At Secrets of Embroidery they have a treasure hunt. If you have an embroidery module for your machine (even if you do not use it) you need to go over there and see the wonderful things the designers have come up with. For $1 one can buy beautiful design sets.
Let me introduce you to the World of Machine embroidery. Sewing machines with embroidery modules or dedicated embroidery machines can sew out wonderful designs. There is a few limitations: The digitized file (a computer file where instructions is "wrote") must be in the language the machine understand to carry out the specific orders. One need to buy the design files in the correct format/language or have a program that convert it. Bernina use ART files. The other limitation is the size of the hoop the specific machine can handle. If you only have a small hoop you have to re-hoop a different area and have different files for each area.
Digitizers buy the Artwork from places that specialize in providing suitable designs. Otherwise they draw designs themselves or source it from other places. Any designs that they use have the restrictions that the copyright holder require. If you buy the design from a digitizer they keep the copyright of the digitized file and you have certain rights depending on the digitizer. Some say it is only for your personal use, some give you the right to embroider their designs on things you want to sell- often with some restrictions.

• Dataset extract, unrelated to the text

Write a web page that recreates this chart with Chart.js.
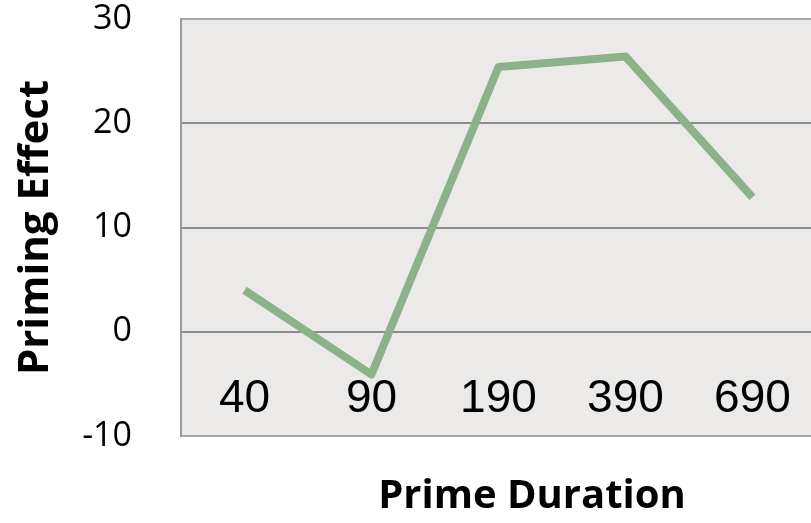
<!DOCTYPE html>
<html>
<head>
<meta charset="utf-8">
<script src="https://cdn.jsdelivr.net/npm/chart.js@4/dist/chart.umd.min.js"></script>
<style>
  html, body { margin: 0; padding: 0; background: #fff; overflow: hidden; }
  #wrap { width: 883px; height: 523px; }
</style>
</head>
<body>
<div id="wrap"><canvas id="chart" width="883" height="523"></canvas></div>
<script>
const categories = ['40', '90', '190', '390', '690'];
const primingEffect = [4.0, -4.1, 25.4, 26.4, 12.9];
const yTicks = [-10, 0, 10, 20, 30];

const plotBg = {
  id: 'plotBg',
  beforeDraw(chart) {
    const { ctx, chartArea: a } = chart;
    ctx.save();
    ctx.fillStyle = '#ebeae8';
    ctx.fillRect(a.left, a.top, a.right - a.left, a.bottom - a.top);
    ctx.restore();
  }
};

new Chart(document.getElementById('chart'), {
  type: 'line',
  data: {
    datasets: [{
      data: primingEffect.map((v, i) => ({ x: i, y: v })),
      borderColor: '#8cb28a',
      borderWidth: 8,
      borderJoinStyle: 'round',
      pointRadius: 0,
      tension: 0,
      fill: false
    }]
  },
  options: {
    responsive: false,
    animation: false,
    devicePixelRatio: 1,
    layout: { padding: { top: 19, left: 0, right: 0, bottom: 0 } },
    plugins: {
      legend: { display: false },
      tooltip: { enabled: false },
      title: {
        display: true,
        text: 'Prime Duration',
        position: 'bottom',
        fullSize: false,
        color: '#000',
        font: { family: 'Open Sans', size: 40, weight: 'bold' },
        padding: { top: 37, bottom: 2 }
      }
    },
    scales: {
      x: {
        type: 'linear',
        position: { y: 0 },
        min: -0.5,
        max: 5.028,
        grid: { display: false },
        border: { display: false },
        afterBuildTicks: s => { s.ticks = categories.map((c, i) => ({ value: i })); },
        afterFit: s => { s.paddingTop = 0; s.paddingBottom = 0; },
        ticks: {
          callback: (v) => categories[v],
          color: '#000',
          font: { family: 'Liberation Sans', size: 46 },
          padding: 32,
          maxRotation: 0
        }
      },
      y: {
        min: yTicks[0],
        max: yTicks[yTicks.length - 1],
        afterFit: s => { s.width = 181; s.paddingTop = 0; s.paddingBottom = 0; },
        afterBuildTicks: s => { s.ticks = yTicks.map(v => ({ value: v })); },
        grid: {
          drawTicks: false,
          lineWidth: 2,
          color: c => (c.tick && (c.tick.value === yTicks[0] || c.tick.value === yTicks[yTicks.length - 1])) ? '#a8a8a8' : '#8c8c8c'
        },
        border: { display: true, color: '#9a9a9a', width: 2 },
        ticks: {
          color: '#000',
          font: { family: 'Open Sans', size: 34, lineHeight: 1 },
          padding: 49
        },
        title: {
          display: true,
          text: 'Priming Effect',
          color: '#000',
          font: { family: 'Open Sans', size: 42, weight: 'bold' },
          padding: { top: 11, bottom: 0 }
        }
      }
    }
  },
  plugins: [plotBg]
});
</script>
</body>
</html>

Just like the longarm machine provide many stay-at-home mothers an income, to digitize designs can provide an income. I am not always so sure about it being a good income- it take long to digitise a design well and unfortunately many people do not respect the right of the copyright holders and think it is all right to share the embroidered files with others. Unfortunately this has led to some digitizers giving this up as a source of income and a big loss in the embroidery world to be without their talents.
I love to buy sets of designs where one can use the different designs of the set in a quilt and you know that they will go well together. I use the embroidery like I would use large scale prints. There is some problems with using embroidery in a quilt. Embroidery show the best against a white background. A brightly coloured design will also look good an a black background. Any other colour background must be carefully considered as well as the combination of thread and thread colours.
If the embroidery take centre stage I do not want to put it on a white background- specially if the design is dainty. All the white look like a Bull's eye. I also want the design to be in a specific place in the pieced design and spill over in specific areas to provide a integrated appaerance. To achieve this I have to digitize the piecing- then I can insert a embroidery file and place it on the "pieced" block where I want it.
It is always a good idea to test the design out to make sure your decisions are correct. When test sewing a design one also need to consider which stabilizer to use. Designs with a high stitch density will need more support and a thicker tear away stabilizer. Delicate fabrics need on going support and an iron on stabilizer or cut away stabilizer might be the types one consider. I do not like to have "paper" in my quilts. Sharon Schamber and Ricky Tims sell on their website a stabilizer they use in applique that become soft when washed. I cannot get it in South Africa and it is costly to import. I like to use a cotton batting to support my stitches specially when I will complete it in a Quilt-as-you-go fashion like my quilt Russian inspiration.